[Start Source excerpt]

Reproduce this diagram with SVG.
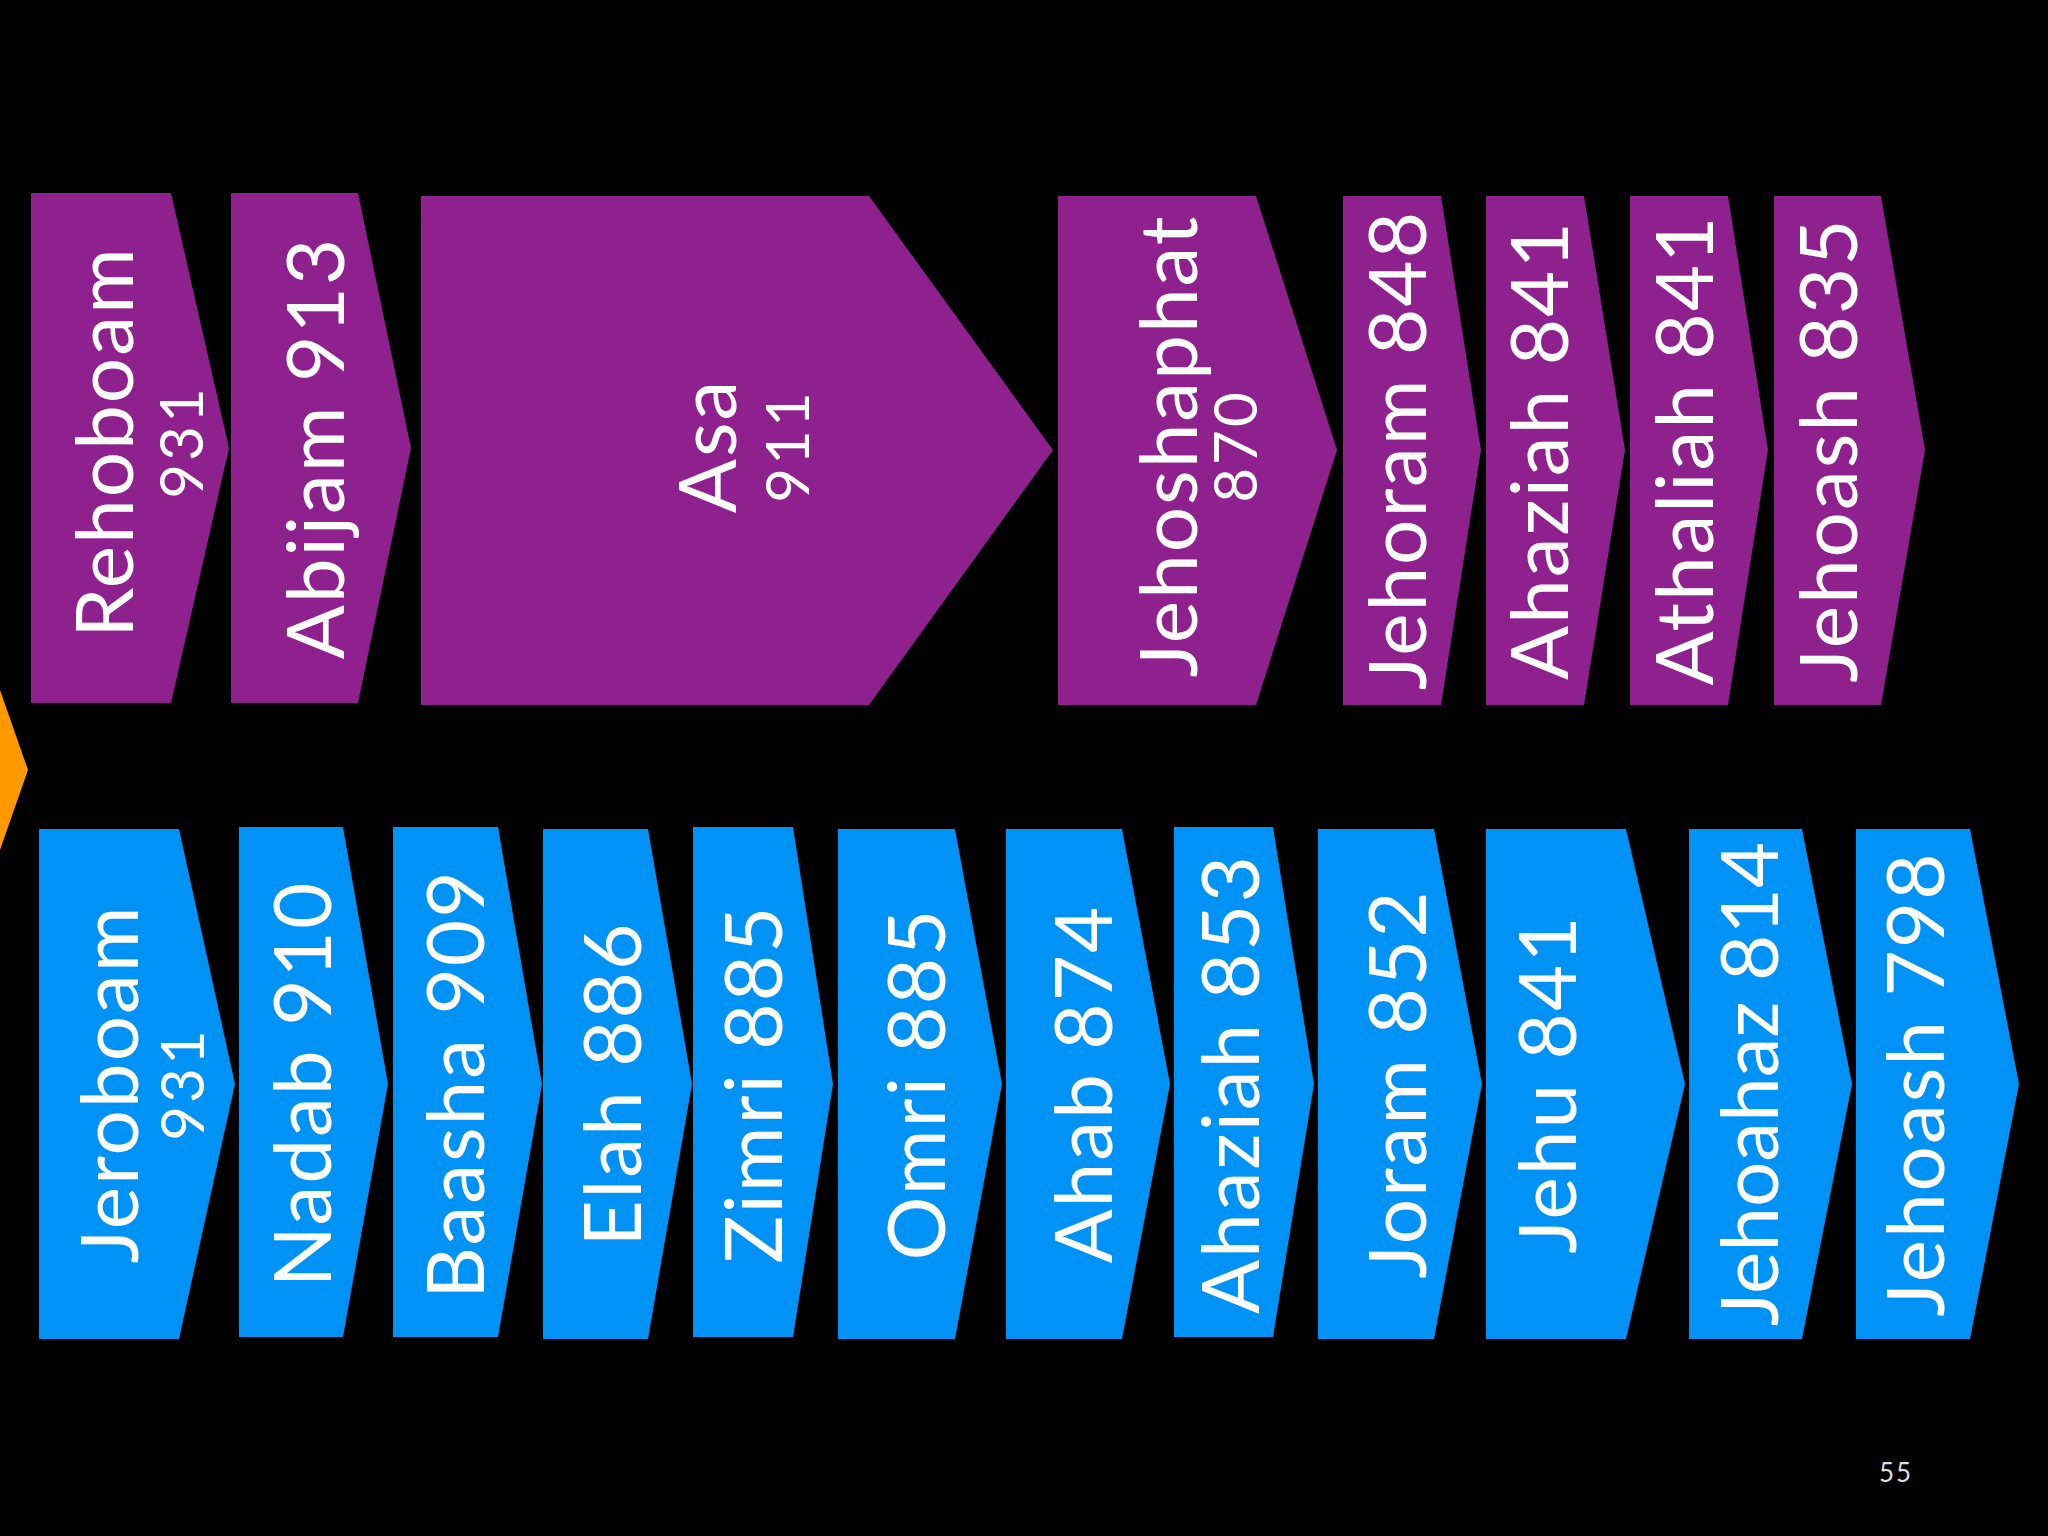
<svg xmlns="http://www.w3.org/2000/svg" width="2048" height="1536" viewBox="0 0 2048 1536">
<style>
.p{fill:#8F218F}.b{fill:#0092F5}
text{fill:#fff;font-family:Lato,"Open Sans",sans-serif;text-anchor:middle;dominant-baseline:central}
.m{font-size:80px;letter-spacing:2px}.s{font-size:60px;letter-spacing:3px}
</style>
<rect width="2048" height="1536" fill="#000"/>
<polygon points="0,690 28,770 0,850" fill="#FF9900"/>
<g id="rehoboam"><polygon class="p" points="31,193 171,193 229,448 171,703 31,703"/><text class="m" transform="translate(102,442) rotate(-90)">Rehoboam</text><text class="s" transform="translate(180,442) rotate(-90)">931</text></g>
<g id="abijam"><polygon class="p" points="231,193 358,193 411,448 358,703 231,703"/><text class="m" transform="translate(313,448) rotate(-90)">Abijam 913</text></g>
<g id="asa"><polygon class="p" points="421,196 869,196 1053,450 869,705 421,705"/><text class="m" transform="translate(705,446) rotate(-90)">Asa</text><text class="s" transform="translate(786,446) rotate(-90)">911</text></g>
<g id="jehoshaphat"><polygon class="p" points="1058,196 1256,196 1337,450 1256,705 1058,705"/><text class="m" transform="translate(1166,446) rotate(-90)">Jehoshaphat</text><text class="s" transform="translate(1234,446) rotate(-90)">870</text></g>
<g id="jehoram"><polygon class="p" points="1343,196 1441,196 1481,450 1441,705 1343,705"/><text class="m" transform="translate(1395,450) rotate(-90)">Jehoram 848</text></g>
<g id="ahaziah-j"><polygon class="p" points="1486,196 1584,196 1625,450 1584,705 1486,705"/><text class="m" transform="translate(1537,450) rotate(-90)">Ahaziah 841</text></g>
<g id="athaliah"><polygon class="p" points="1630,196 1728,196 1768,450 1728,705 1630,705"/><text class="m" transform="translate(1682,450) rotate(-90)">Athaliah 841</text></g>
<g id="jehoash-j"><polygon class="p" points="1774,196 1881,196 1925,450 1881,705 1774,705"/><text class="m" transform="translate(1826,450) rotate(-90)">Jehoash 835</text></g>
<g id="jeroboam"><polygon class="b" points="39,829 179,829 235,1084 179,1339 39,1339"/><text class="m" transform="translate(107,1084) rotate(-90)">Jeroboam</text><text class="s" transform="translate(181,1084) rotate(-90)">931</text></g>
<g id="nadab"><polygon class="b" points="239,827 343,827 388,1084 343,1337 239,1337"/><text class="m" transform="translate(300,1084) rotate(-90)">Nadab 910</text></g>
<g id="baasha"><polygon class="b" points="393,827 498,827 542,1084 498,1337 393,1337"/><text class="m" transform="translate(453,1084) rotate(-90)">Baasha 909</text></g>
<g id="elah"><polygon class="b" points="543,829 648,829 692,1084 648,1339 543,1339"/><text class="m" transform="translate(610,1084) rotate(-90)">Elah 886</text></g>
<g id="zimri"><polygon class="b" points="693,827 793,827 833,1084 793,1337 693,1337"/><text class="m" transform="translate(751,1084) rotate(-90)">Zimri 885</text></g>
<g id="omri"><polygon class="b" points="838,829 955,829 1002,1084 955,1339 838,1339"/><text class="m" transform="translate(914,1084) rotate(-90)">Omri 885</text></g>
<g id="ahab"><polygon class="b" points="1006,829 1122,829 1170,1084 1122,1339 1006,1339"/><text class="m" transform="translate(1081,1084) rotate(-90)">Ahab 874</text></g>
<g id="ahaziah-i"><polygon class="b" points="1174,827 1273,827 1314,1084 1273,1337 1174,1337"/><text class="m" transform="translate(1228,1084) rotate(-90)">Ahaziah 853</text></g>
<g id="joram"><polygon class="b" points="1318,829 1434,829 1482,1084 1434,1339 1318,1339"/><text class="m" transform="translate(1395,1084) rotate(-90)">Joram 852</text></g>
<g id="jehu"><polygon class="b" points="1486,829 1626,829 1685,1084 1626,1339 1486,1339"/><text class="m" transform="translate(1545,1084) rotate(-90)">Jehu 841</text></g>
<g id="jehoahaz"><polygon class="b" points="1689,829 1802,829 1852,1084 1802,1339 1689,1339"/><text class="m" transform="translate(1747,1084) rotate(-90)" style="letter-spacing:0px">Jehoahaz 814</text></g>
<g id="jehoash-i"><polygon class="b" points="1856,829 1970,829 2019,1084 1970,1339 1856,1339"/><text class="m" transform="translate(1913,1084) rotate(-90)">Jehoash 798</text></g>
<g id="connectors"/>
<text x="1896" y="1472" style="font-size:26px;fill:#ddd;letter-spacing:2px">55</text>
</svg>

[End Source excerpt]

Exercise details:
The material above must be printed exactly, with its pictures left out.

Final result:
Reproduce this diagram with SVG.
<svg xmlns="http://www.w3.org/2000/svg" width="2048" height="1536" viewBox="0 0 2048 1536">
<style>
.p{fill:#8F218F}.b{fill:#0092F5}
text{fill:#fff;font-family:Lato,"Open Sans",sans-serif;text-anchor:middle;dominant-baseline:central}
.m{font-size:80px;letter-spacing:2px}.s{font-size:60px;letter-spacing:3px}
</style>
<rect width="2048" height="1536" fill="#000"/>
<polygon points="0,690 28,770 0,850" fill="#FF9900"/>
<g id="rehoboam"><polygon class="p" points="31,193 171,193 229,448 171,703 31,703"/><text class="m" transform="translate(102,442) rotate(-90)">Rehoboam</text><text class="s" transform="translate(180,442) rotate(-90)">931</text></g>
<g id="abijam"><polygon class="p" points="231,193 358,193 411,448 358,703 231,703"/><text class="m" transform="translate(313,448) rotate(-90)">Abijam 913</text></g>
<g id="asa"><polygon class="p" points="421,196 869,196 1053,450 869,705 421,705"/><text class="m" transform="translate(705,446) rotate(-90)">Asa</text><text class="s" transform="translate(786,446) rotate(-90)">911</text></g>
<g id="jehoshaphat"><polygon class="p" points="1058,196 1256,196 1337,450 1256,705 1058,705"/><text class="m" transform="translate(1166,446) rotate(-90)">Jehoshaphat</text><text class="s" transform="translate(1234,446) rotate(-90)">870</text></g>
<g id="jehoram"><polygon class="p" points="1343,196 1441,196 1481,450 1441,705 1343,705"/><text class="m" transform="translate(1395,450) rotate(-90)">Jehoram 848</text></g>
<g id="ahaziah-j"><polygon class="p" points="1486,196 1584,196 1625,450 1584,705 1486,705"/><text class="m" transform="translate(1537,450) rotate(-90)">Ahaziah 841</text></g>
<g id="athaliah"><polygon class="p" points="1630,196 1728,196 1768,450 1728,705 1630,705"/><text class="m" transform="translate(1682,450) rotate(-90)">Athaliah 841</text></g>
<g id="jehoash-j"><polygon class="p" points="1774,196 1881,196 1925,450 1881,705 1774,705"/><text class="m" transform="translate(1826,450) rotate(-90)">Jehoash 835</text></g>
<g id="jeroboam"><polygon class="b" points="39,829 179,829 235,1084 179,1339 39,1339"/><text class="m" transform="translate(107,1084) rotate(-90)">Jeroboam</text><text class="s" transform="translate(181,1084) rotate(-90)">931</text></g>
<g id="nadab"><polygon class="b" points="239,827 343,827 388,1084 343,1337 239,1337"/><text class="m" transform="translate(300,1084) rotate(-90)">Nadab 910</text></g>
<g id="baasha"><polygon class="b" points="393,827 498,827 542,1084 498,1337 393,1337"/><text class="m" transform="translate(453,1084) rotate(-90)">Baasha 909</text></g>
<g id="elah"><polygon class="b" points="543,829 648,829 692,1084 648,1339 543,1339"/><text class="m" transform="translate(610,1084) rotate(-90)">Elah 886</text></g>
<g id="zimri"><polygon class="b" points="693,827 793,827 833,1084 793,1337 693,1337"/><text class="m" transform="translate(751,1084) rotate(-90)">Zimri 885</text></g>
<g id="omri"><polygon class="b" points="838,829 955,829 1002,1084 955,1339 838,1339"/><text class="m" transform="translate(914,1084) rotate(-90)">Omri 885</text></g>
<g id="ahab"><polygon class="b" points="1006,829 1122,829 1170,1084 1122,1339 1006,1339"/><text class="m" transform="translate(1081,1084) rotate(-90)">Ahab 874</text></g>
<g id="ahaziah-i"><polygon class="b" points="1174,827 1273,827 1314,1084 1273,1337 1174,1337"/><text class="m" transform="translate(1228,1084) rotate(-90)">Ahaziah 853</text></g>
<g id="joram"><polygon class="b" points="1318,829 1434,829 1482,1084 1434,1339 1318,1339"/><text class="m" transform="translate(1395,1084) rotate(-90)">Joram 852</text></g>
<g id="jehu"><polygon class="b" points="1486,829 1626,829 1685,1084 1626,1339 1486,1339"/><text class="m" transform="translate(1545,1084) rotate(-90)">Jehu 841</text></g>
<g id="jehoahaz"><polygon class="b" points="1689,829 1802,829 1852,1084 1802,1339 1689,1339"/><text class="m" transform="translate(1747,1084) rotate(-90)" style="letter-spacing:0px">Jehoahaz 814</text></g>
<g id="jehoash-i"><polygon class="b" points="1856,829 1970,829 2019,1084 1970,1339 1856,1339"/><text class="m" transform="translate(1913,1084) rotate(-90)">Jehoash 798</text></g>
<g id="connectors"/>
<text x="1896" y="1472" style="font-size:26px;fill:#ddd;letter-spacing:2px">55</text>
</svg>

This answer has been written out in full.